Mahler reacts by doing what any doting grandfather would—he digs up Elias and brings him home, where Anna is stunned, horrified, and euphoric about the boy’s resurrection. Tora has a similar reaction when Elisabet materializes one evening in her kitchen, staring blankly at an open refrigerator with cloudy eyes. In all three cases, the zombies are creepily unresponsive and vacant, but that doesn’t stop their loved ones from attempting to coax them back to their former selves, be it Mahler bathing, dressing, and singing lullabies to Elias, or Tora washing Elisabet’s face, doing her make-up, and romantically dancing with her. These and other measures, however, do little to stir the zombies from their states of suspended animation. The same is true, figuratively speaking, of the film’s living protagonists, who—simultaneously happy about, and unsatisfied by, their otherworldly reunions—find that they’ve just traded their past immobilizing sorrow for a newer brand of paralyzing misery.

With urgent expressiveness, a terrific Reinsve and Danielsen Lie (as well as the rest of Handling the Undead’s excellent cast) convey the agony of soldiering onward after misfortune. In tune with their circumstances, the film moves at a glacial pace, with cinematographer Pål Ulvik Rokseth’s camera habitually creeping around corners and framing its characters in doorways, hallways, mirrors, and windows. Complemented by Peter Raeburn’s score of ominous bass rumbles and plaintive orchestral arrangements, Hvistendahl’s aesthetic proves constricting, menacing and mournful. It’s also deliberately challenging, as the director refuses to provide typical genre payoffs until the finale—and even then, she prioritizes oppressive desolation over traditional scares or gore.

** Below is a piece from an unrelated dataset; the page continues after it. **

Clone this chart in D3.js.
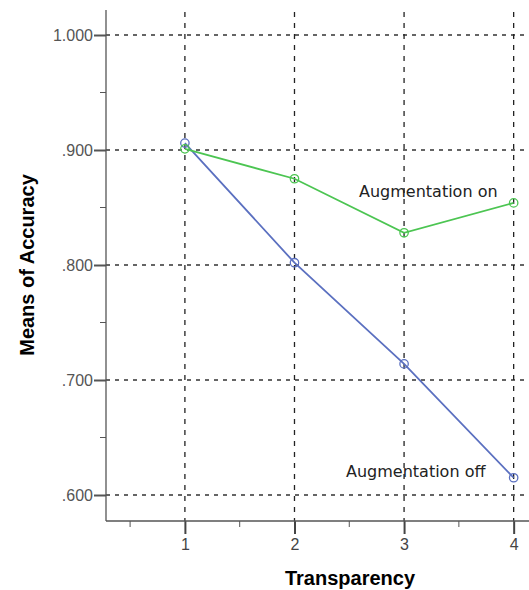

What the material lacks in jolts and momentum, though, it makes up for with an atmosphere of despair that’s so severe, it feels downright apocalyptic.

Photo still of Bente Børsum and Olga Damani in Handling the Undead

Bente Børsum and Olga Damani in Handling the Undead

Courtesy of Sundance Institute

In a sense, of course, it is, at least for each of these men and women, who have been rendered the walking dead by their anguish. Their instinctive decision to embrace their zombified loves, however, turns out to be a grave mistake, as becomes evident in a hospital sequence involving Eva and bunny rabbit that’s all the more unforgettable for the intense surprise, alarm, and dreadful awareness in David’s eyes. In its climactic passages, Handling the Undead veers unconventionally into more conventional terrain, in the process contending that the scariest (and most dangerous) aspect of zombies is that they’d invariably give people hope and convince them to stop grieving, thereby making them vulnerable to the very things they most dearly cherish. With the precision of a mortician, Hvistendahl crafts a cautionary tale about the cataclysmic peril of holding onto that which is gone—and, more specifically, about the fact that the dead must stay that way if anyone else hopes to live.